#### Provided data

+ + + +

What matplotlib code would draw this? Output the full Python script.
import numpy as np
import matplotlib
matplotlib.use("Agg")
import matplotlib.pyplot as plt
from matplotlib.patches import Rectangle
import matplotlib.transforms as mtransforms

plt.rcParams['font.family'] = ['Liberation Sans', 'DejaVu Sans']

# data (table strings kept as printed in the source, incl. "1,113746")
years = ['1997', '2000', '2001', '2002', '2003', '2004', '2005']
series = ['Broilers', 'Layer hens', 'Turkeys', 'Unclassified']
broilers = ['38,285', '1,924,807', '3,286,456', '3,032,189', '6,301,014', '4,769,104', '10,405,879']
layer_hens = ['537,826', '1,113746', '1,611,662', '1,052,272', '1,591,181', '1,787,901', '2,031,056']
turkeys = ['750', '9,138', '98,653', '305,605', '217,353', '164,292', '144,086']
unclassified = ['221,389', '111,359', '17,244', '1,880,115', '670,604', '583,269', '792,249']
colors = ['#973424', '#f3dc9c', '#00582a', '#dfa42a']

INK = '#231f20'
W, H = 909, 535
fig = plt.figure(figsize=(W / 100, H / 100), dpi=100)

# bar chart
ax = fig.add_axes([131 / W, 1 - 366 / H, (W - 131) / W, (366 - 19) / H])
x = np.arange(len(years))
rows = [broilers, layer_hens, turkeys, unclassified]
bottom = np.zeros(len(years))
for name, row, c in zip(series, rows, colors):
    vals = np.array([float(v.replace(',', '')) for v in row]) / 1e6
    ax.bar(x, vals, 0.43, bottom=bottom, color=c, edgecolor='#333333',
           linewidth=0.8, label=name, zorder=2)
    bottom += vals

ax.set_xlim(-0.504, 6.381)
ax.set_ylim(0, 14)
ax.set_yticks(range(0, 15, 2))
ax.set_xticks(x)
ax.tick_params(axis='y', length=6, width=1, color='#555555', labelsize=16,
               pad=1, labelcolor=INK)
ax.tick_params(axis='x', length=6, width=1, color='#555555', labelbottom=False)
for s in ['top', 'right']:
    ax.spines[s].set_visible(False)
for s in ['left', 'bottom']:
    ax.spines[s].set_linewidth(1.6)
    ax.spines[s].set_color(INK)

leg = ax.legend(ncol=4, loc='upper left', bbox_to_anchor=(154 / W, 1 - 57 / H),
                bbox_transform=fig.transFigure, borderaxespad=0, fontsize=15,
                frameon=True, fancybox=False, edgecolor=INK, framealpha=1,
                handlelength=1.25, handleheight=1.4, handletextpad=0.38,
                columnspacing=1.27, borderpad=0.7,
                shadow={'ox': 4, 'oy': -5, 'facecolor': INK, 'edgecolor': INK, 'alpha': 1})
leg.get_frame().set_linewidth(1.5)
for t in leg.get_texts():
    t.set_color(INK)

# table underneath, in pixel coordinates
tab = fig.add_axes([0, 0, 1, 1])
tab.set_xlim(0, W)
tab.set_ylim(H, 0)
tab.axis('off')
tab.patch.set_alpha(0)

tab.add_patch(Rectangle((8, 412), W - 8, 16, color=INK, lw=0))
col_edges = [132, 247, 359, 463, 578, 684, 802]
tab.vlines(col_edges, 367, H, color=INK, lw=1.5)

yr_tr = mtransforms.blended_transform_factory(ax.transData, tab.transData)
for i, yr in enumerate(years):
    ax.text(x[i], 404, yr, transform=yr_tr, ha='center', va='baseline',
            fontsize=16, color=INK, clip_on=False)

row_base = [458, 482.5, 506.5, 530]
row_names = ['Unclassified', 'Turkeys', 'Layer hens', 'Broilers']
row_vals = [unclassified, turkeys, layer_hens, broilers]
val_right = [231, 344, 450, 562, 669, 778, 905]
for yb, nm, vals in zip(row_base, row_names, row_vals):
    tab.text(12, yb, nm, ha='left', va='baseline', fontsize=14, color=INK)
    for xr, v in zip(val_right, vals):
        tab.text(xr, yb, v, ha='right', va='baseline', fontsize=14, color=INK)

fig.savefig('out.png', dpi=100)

+ + + +

#### Task to carry out
Return, please, the lines of the data from the first through the line containing "plt.rcParams['font.family'] = ['Liberation", both kept, exactly as they stand and nothing more.

#### Output for this task
What matplotlib code would draw this? Output the full Python script.
import numpy as np
import matplotlib
matplotlib.use("Agg")
import matplotlib.pyplot as plt
from matplotlib.patches import Rectangle
import matplotlib.transforms as mtransforms

plt.rcParams['font.family'] = ['Liberation Sans', 'DejaVu Sans']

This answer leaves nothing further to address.